(TASK DIRECTIONS)
Can you set down, exactly as they appear below, the lines from the opening of the material through the one bearing "(630,47) -- (951,47);", minus the pictures?
▬▬▬
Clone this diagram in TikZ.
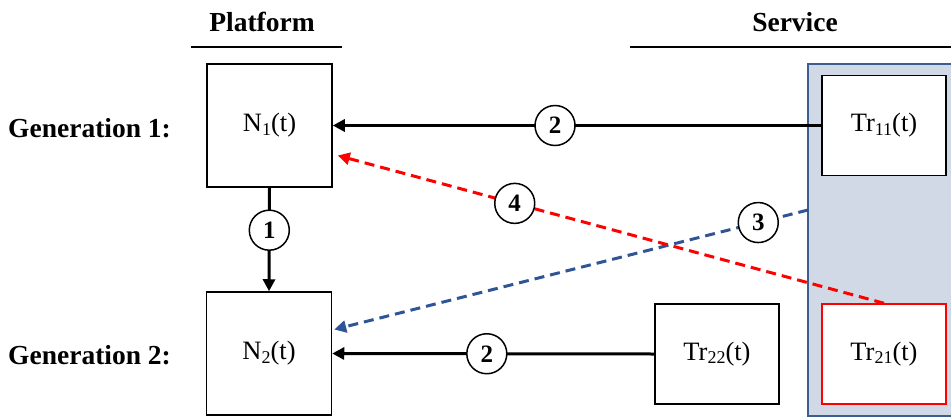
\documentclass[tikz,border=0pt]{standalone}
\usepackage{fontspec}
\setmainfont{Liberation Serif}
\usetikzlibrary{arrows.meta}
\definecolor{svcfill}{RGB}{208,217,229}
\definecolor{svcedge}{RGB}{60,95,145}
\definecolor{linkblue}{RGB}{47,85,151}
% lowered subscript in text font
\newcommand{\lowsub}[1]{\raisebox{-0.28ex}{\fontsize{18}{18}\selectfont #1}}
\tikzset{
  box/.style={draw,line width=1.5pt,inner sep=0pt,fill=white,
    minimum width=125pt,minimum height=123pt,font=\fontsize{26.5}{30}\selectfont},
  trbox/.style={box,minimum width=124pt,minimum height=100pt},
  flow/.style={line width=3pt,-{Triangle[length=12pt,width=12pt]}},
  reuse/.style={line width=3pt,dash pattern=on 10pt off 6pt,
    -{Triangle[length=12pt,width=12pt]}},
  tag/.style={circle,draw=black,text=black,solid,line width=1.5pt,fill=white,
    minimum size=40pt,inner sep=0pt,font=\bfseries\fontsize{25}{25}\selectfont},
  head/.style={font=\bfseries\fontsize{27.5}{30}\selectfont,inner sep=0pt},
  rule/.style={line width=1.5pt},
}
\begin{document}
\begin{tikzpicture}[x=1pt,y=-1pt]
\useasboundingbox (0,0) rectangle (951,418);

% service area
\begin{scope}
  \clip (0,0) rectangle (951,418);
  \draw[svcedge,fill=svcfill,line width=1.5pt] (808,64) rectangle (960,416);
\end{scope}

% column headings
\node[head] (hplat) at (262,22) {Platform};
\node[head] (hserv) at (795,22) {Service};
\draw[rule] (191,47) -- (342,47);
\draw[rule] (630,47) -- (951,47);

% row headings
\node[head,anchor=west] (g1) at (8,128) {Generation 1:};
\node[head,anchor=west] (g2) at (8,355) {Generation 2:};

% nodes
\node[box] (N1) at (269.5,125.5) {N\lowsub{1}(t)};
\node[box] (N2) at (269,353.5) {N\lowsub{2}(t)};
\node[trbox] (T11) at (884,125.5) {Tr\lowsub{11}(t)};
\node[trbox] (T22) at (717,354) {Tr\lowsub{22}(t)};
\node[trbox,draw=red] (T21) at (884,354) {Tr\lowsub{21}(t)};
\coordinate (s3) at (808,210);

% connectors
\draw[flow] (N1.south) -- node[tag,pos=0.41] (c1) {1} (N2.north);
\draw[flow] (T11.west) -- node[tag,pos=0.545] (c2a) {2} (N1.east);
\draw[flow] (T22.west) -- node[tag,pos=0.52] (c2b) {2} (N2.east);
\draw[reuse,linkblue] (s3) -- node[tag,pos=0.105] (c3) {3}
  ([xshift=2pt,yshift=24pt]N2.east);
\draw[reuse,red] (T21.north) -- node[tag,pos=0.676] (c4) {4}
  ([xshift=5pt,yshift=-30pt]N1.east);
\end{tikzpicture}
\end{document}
▬▬▬
(EXERCISE ANSWER)
Clone this diagram in TikZ.
\documentclass[tikz,border=0pt]{standalone}
\usepackage{fontspec}
\setmainfont{Liberation Serif}
\usetikzlibrary{arrows.meta}
\definecolor{svcfill}{RGB}{208,217,229}
\definecolor{svcedge}{RGB}{60,95,145}
\definecolor{linkblue}{RGB}{47,85,151}
% lowered subscript in text font
\newcommand{\lowsub}[1]{\raisebox{-0.28ex}{\fontsize{18}{18}\selectfont #1}}
\tikzset{
  box/.style={draw,line width=1.5pt,inner sep=0pt,fill=white,
    minimum width=125pt,minimum height=123pt,font=\fontsize{26.5}{30}\selectfont},
  trbox/.style={box,minimum width=124pt,minimum height=100pt},
  flow/.style={line width=3pt,-{Triangle[length=12pt,width=12pt]}},
  reuse/.style={line width=3pt,dash pattern=on 10pt off 6pt,
    -{Triangle[length=12pt,width=12pt]}},
  tag/.style={circle,draw=black,text=black,solid,line width=1.5pt,fill=white,
    minimum size=40pt,inner sep=0pt,font=\bfseries\fontsize{25}{25}\selectfont},
  head/.style={font=\bfseries\fontsize{27.5}{30}\selectfont,inner sep=0pt},
  rule/.style={line width=1.5pt},
}
\begin{document}
\begin{tikzpicture}[x=1pt,y=-1pt]
\useasboundingbox (0,0) rectangle (951,418);

% service area
\begin{scope}
  \clip (0,0) rectangle (951,418);
  \draw[svcedge,fill=svcfill,line width=1.5pt] (808,64) rectangle (960,416);
\end{scope}

% column headings
\node[head] (hplat) at (262,22) {Platform};
\node[head] (hserv) at (795,22) {Service};
\draw[rule] (191,47) -- (342,47);
\draw[rule] (630,47) -- (951,47);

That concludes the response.